Filmmaker: I read somewhere that you have struggled to balance your personal life and family life with your filmmaking.
Fadiman: That has been the sacrifice, that has been the place where it has cost me something that I could actually sit down and add up: Less time with a husband (I’ve been married to the same man for 45 years), less time with children and grandchildren, less time with all extended family. And everyone supports me, and everyone trusts me and believes that what I’ve been doing is worth it. I sat my children down – at one point, I’d taken some kind of growth workshop and it encouraged you to apologize to the people in your life that you’ve hurt – and I apologized to my two daughters, and they both said the same thing to me, almost simultaneously. They said, “What are you apologizing for?! We’re so proud of you, and we love what you do and you were always there when we needed you.”
Filmmaker: Do you feel you’ve been able to strike the right balance then?
Fadiman: No, not a balance. But was it worth it? It’s close, but I’d say yes. But not by much. [laughs]
Filmmaker: Is Hollywood going in the right direction?
Fadiman: [laughs] Well, I’ll answer that one abstractly. I’d like to see more well-funded, well-produced high-end documentaries. I’d like to see more films like the Karen Silkwood story [Silkwood], or Whose Life Is It Anyway?, films that take real life situations and docudrama them with real people going through real experiences.

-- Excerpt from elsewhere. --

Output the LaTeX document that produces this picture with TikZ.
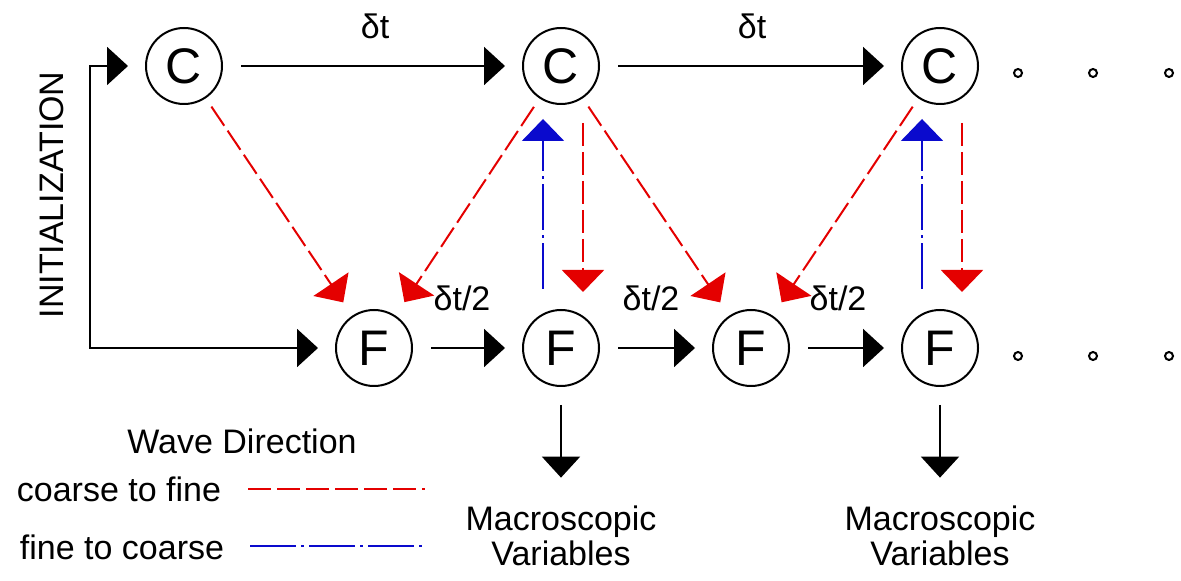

There was a film on HBO, If These Walls Could Talk, and Cher, Lily Tomlin and Sissy Spacek told stories of women who’d lived through abortions in a narrative, and I’d like to see more well done docudramas [like that].
Filmmaker: Finally, if the world ended tomorrow, what (if anything) would you be sad about that you hadn’t achieved?
Fadiman: Well, creatively I’ve exceeded my goals by so much I can’t even measure – I’ve produced 20 films and I love every one of them. Interpersonally, I feel really good about the relationships that I have in my life. I would say if the world ended tomorrow, I’d regret that I haven’t taken better care of my body, that I would be stronger, more athletic, eat even better so that I would have the clarity and strength to do the work. My body is OK but it is one of the things that I have sacrificed in a way while I’ve immersed myself in filmmaking. I am turning a corner now but I am going to have to do a lot of work to catch up for so much that I haven’t done. I’m making a new commitment once this film is finished to focus on healing and strengthening my body.